▶ _Requirements_:
Start at the line where "Write the matplotlib code for this chart." appears and end at the line where "from matplotlib.patches import Patch" appears; repeat those lines exactly, both ends included, leaving pictures behind.

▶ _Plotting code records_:
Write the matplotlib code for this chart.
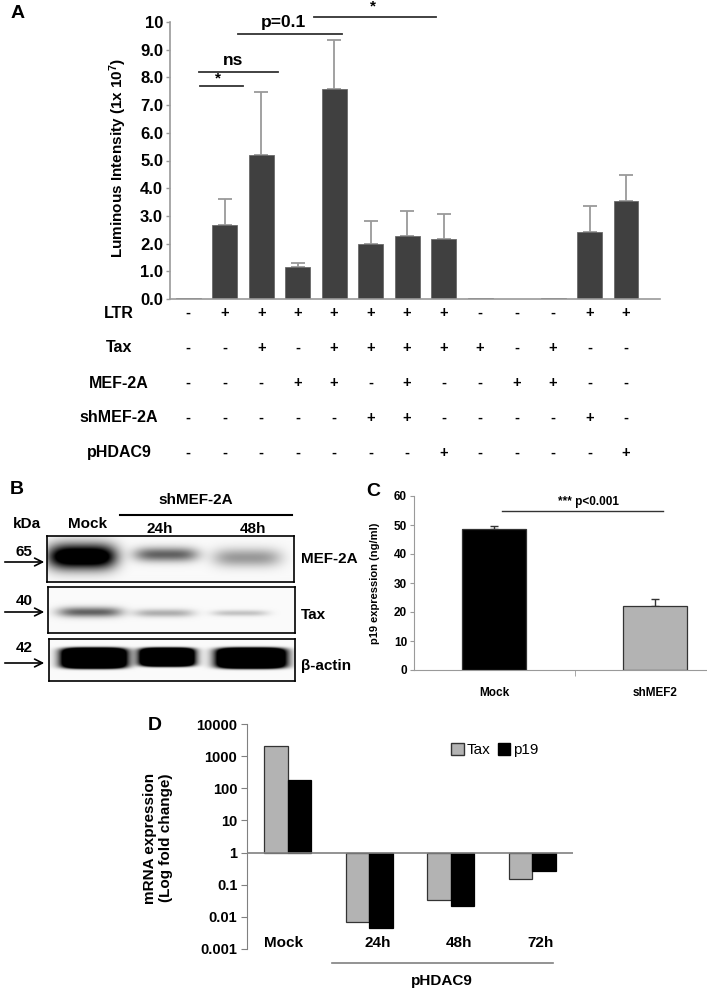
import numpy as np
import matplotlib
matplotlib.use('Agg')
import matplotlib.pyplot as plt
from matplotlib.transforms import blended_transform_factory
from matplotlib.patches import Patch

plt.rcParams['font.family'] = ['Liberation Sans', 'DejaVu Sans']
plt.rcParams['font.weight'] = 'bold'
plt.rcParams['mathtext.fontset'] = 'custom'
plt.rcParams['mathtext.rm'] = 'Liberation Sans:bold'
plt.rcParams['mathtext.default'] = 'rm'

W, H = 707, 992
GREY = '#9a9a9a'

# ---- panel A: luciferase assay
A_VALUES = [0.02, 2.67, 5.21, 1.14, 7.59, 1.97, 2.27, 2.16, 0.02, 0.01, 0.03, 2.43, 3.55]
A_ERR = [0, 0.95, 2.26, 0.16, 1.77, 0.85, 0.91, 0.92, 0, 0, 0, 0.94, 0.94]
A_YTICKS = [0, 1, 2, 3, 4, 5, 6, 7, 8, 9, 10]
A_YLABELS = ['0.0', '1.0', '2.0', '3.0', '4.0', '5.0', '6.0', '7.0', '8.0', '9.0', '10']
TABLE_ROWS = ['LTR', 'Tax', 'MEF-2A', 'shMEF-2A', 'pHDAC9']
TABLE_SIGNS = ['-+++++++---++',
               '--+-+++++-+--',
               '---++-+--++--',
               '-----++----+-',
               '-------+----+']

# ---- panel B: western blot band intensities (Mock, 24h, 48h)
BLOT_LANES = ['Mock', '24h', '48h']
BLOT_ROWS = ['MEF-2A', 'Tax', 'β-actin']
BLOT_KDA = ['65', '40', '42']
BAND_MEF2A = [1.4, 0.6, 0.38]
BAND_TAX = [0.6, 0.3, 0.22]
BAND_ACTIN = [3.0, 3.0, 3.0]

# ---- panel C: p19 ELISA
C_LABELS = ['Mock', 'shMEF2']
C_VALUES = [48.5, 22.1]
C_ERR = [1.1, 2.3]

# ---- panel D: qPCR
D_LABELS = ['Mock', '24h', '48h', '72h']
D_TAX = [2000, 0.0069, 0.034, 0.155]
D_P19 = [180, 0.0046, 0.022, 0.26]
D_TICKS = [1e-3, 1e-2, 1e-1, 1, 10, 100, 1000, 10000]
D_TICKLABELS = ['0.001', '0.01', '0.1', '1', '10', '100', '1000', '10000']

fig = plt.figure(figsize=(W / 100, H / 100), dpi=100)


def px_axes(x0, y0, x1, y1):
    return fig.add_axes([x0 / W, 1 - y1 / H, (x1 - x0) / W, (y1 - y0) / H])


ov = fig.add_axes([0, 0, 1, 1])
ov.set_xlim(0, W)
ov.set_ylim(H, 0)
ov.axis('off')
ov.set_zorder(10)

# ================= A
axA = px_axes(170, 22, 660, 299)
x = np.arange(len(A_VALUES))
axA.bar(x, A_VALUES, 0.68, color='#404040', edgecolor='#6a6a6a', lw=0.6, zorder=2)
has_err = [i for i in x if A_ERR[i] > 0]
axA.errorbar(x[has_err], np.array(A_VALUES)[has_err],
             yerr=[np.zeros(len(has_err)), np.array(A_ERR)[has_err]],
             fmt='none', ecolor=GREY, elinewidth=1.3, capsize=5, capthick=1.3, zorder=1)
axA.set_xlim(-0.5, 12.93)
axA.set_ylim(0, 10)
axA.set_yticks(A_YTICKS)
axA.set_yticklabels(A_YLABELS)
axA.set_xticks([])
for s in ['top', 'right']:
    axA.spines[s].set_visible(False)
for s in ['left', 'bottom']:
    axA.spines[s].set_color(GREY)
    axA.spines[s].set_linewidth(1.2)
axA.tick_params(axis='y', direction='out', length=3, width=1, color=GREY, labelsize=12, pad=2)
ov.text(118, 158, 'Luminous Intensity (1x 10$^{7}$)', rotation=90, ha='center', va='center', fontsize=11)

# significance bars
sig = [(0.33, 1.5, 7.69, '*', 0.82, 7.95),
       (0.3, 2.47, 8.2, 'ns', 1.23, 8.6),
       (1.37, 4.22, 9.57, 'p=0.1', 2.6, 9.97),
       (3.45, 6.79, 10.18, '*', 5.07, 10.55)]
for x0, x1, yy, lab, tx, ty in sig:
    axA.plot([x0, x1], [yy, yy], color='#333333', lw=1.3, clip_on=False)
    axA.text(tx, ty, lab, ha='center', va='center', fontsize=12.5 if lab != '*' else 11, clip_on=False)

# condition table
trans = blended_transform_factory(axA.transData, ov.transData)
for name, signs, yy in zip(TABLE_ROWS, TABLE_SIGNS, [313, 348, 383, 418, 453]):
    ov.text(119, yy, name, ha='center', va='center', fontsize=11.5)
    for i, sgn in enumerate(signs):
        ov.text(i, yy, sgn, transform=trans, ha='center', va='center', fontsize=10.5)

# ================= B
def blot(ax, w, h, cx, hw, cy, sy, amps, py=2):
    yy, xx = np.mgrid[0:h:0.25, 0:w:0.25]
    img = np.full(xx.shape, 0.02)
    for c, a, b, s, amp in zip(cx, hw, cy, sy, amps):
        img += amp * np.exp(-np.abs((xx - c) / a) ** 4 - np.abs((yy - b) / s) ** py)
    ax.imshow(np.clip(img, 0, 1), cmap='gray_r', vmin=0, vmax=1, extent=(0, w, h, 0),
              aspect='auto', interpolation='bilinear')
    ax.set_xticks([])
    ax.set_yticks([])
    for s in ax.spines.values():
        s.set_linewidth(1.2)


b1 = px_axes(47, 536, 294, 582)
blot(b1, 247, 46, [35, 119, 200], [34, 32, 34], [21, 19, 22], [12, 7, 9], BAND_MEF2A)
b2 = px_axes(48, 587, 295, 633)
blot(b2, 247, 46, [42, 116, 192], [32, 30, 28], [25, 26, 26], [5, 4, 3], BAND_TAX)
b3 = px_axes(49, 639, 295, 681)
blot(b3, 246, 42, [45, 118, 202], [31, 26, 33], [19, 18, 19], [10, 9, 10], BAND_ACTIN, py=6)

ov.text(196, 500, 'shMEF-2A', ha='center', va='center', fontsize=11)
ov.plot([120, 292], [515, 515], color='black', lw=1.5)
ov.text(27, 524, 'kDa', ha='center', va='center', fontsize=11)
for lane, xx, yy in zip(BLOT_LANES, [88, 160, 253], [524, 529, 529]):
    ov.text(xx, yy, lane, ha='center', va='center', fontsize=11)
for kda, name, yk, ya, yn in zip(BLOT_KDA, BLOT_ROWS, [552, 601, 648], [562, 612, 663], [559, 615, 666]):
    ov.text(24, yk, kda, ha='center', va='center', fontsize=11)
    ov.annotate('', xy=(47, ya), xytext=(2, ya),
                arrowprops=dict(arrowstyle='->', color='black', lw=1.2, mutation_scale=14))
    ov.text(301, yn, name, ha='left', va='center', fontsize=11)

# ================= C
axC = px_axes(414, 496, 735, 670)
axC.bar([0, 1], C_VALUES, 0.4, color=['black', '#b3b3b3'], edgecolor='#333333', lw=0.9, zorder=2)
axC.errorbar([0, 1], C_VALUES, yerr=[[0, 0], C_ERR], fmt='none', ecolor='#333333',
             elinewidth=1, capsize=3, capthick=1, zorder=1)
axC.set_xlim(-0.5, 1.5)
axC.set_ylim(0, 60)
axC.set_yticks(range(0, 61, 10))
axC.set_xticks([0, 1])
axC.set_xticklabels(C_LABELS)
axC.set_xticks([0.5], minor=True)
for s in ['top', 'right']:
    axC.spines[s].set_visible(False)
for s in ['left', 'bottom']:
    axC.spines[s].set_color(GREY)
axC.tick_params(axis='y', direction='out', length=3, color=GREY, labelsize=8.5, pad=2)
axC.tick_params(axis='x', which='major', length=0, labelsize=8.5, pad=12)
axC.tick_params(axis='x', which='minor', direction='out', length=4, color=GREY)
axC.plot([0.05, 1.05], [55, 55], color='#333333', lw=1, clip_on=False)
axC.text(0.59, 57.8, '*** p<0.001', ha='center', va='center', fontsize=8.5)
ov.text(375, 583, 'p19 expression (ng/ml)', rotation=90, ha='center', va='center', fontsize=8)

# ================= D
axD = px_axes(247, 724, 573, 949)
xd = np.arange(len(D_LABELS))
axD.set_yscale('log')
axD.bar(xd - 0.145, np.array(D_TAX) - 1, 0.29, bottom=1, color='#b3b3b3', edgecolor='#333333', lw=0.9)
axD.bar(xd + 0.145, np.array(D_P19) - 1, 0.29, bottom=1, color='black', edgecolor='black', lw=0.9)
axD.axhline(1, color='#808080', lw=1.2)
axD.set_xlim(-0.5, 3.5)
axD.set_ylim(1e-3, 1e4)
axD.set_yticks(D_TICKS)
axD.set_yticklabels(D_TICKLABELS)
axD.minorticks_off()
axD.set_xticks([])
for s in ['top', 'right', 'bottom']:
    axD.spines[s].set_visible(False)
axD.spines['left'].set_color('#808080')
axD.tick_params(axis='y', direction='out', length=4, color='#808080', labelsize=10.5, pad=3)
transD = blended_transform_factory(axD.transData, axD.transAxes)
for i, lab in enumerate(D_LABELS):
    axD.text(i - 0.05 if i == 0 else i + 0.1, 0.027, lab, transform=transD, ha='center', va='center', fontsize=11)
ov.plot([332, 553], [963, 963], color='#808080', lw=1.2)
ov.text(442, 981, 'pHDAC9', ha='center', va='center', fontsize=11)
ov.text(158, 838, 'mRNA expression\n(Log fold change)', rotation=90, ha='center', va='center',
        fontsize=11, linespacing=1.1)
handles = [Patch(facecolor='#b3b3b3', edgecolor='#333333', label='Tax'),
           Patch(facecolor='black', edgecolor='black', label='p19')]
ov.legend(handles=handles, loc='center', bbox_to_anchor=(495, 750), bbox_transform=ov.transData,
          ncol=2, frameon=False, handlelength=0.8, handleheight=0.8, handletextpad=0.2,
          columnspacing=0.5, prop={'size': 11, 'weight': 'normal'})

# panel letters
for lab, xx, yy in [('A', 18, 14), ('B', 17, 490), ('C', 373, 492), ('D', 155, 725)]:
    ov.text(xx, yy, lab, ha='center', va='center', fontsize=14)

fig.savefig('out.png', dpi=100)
* * *
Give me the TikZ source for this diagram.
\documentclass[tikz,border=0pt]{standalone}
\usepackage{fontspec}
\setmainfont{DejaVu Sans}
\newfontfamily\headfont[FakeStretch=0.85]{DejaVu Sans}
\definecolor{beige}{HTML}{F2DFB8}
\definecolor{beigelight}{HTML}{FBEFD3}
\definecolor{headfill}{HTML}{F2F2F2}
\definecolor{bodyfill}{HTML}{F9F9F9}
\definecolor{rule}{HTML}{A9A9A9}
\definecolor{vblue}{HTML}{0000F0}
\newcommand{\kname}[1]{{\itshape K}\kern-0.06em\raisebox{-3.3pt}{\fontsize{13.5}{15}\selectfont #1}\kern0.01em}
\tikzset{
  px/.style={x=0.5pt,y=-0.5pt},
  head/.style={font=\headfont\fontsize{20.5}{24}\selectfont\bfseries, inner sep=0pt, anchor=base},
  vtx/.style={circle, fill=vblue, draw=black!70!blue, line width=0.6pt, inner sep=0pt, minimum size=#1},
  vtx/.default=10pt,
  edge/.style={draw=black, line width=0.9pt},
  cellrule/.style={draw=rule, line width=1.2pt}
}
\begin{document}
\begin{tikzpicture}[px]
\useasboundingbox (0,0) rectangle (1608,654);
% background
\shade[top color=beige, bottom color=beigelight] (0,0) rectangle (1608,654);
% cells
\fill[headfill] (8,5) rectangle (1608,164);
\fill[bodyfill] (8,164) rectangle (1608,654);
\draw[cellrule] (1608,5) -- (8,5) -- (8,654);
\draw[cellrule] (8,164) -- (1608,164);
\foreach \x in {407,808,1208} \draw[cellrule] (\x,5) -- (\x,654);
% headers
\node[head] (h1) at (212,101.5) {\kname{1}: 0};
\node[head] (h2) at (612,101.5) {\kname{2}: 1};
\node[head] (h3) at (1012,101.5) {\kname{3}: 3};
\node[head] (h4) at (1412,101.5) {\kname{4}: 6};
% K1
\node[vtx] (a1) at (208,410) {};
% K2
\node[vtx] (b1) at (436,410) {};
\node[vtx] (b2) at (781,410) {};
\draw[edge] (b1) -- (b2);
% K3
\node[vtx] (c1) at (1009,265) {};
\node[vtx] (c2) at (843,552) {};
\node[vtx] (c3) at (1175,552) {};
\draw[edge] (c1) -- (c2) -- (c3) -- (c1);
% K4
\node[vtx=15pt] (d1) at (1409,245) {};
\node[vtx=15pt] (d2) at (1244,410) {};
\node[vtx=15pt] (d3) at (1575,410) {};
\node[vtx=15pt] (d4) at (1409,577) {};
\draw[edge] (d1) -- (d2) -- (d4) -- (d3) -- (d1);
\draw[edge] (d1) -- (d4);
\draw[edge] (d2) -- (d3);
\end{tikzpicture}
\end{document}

▶ _Written solution_:
Write the matplotlib code for this chart.
import numpy as np
import matplotlib
matplotlib.use('Agg')
import matplotlib.pyplot as plt
from matplotlib.transforms import blended_transform_factory
from matplotlib.patches import Patch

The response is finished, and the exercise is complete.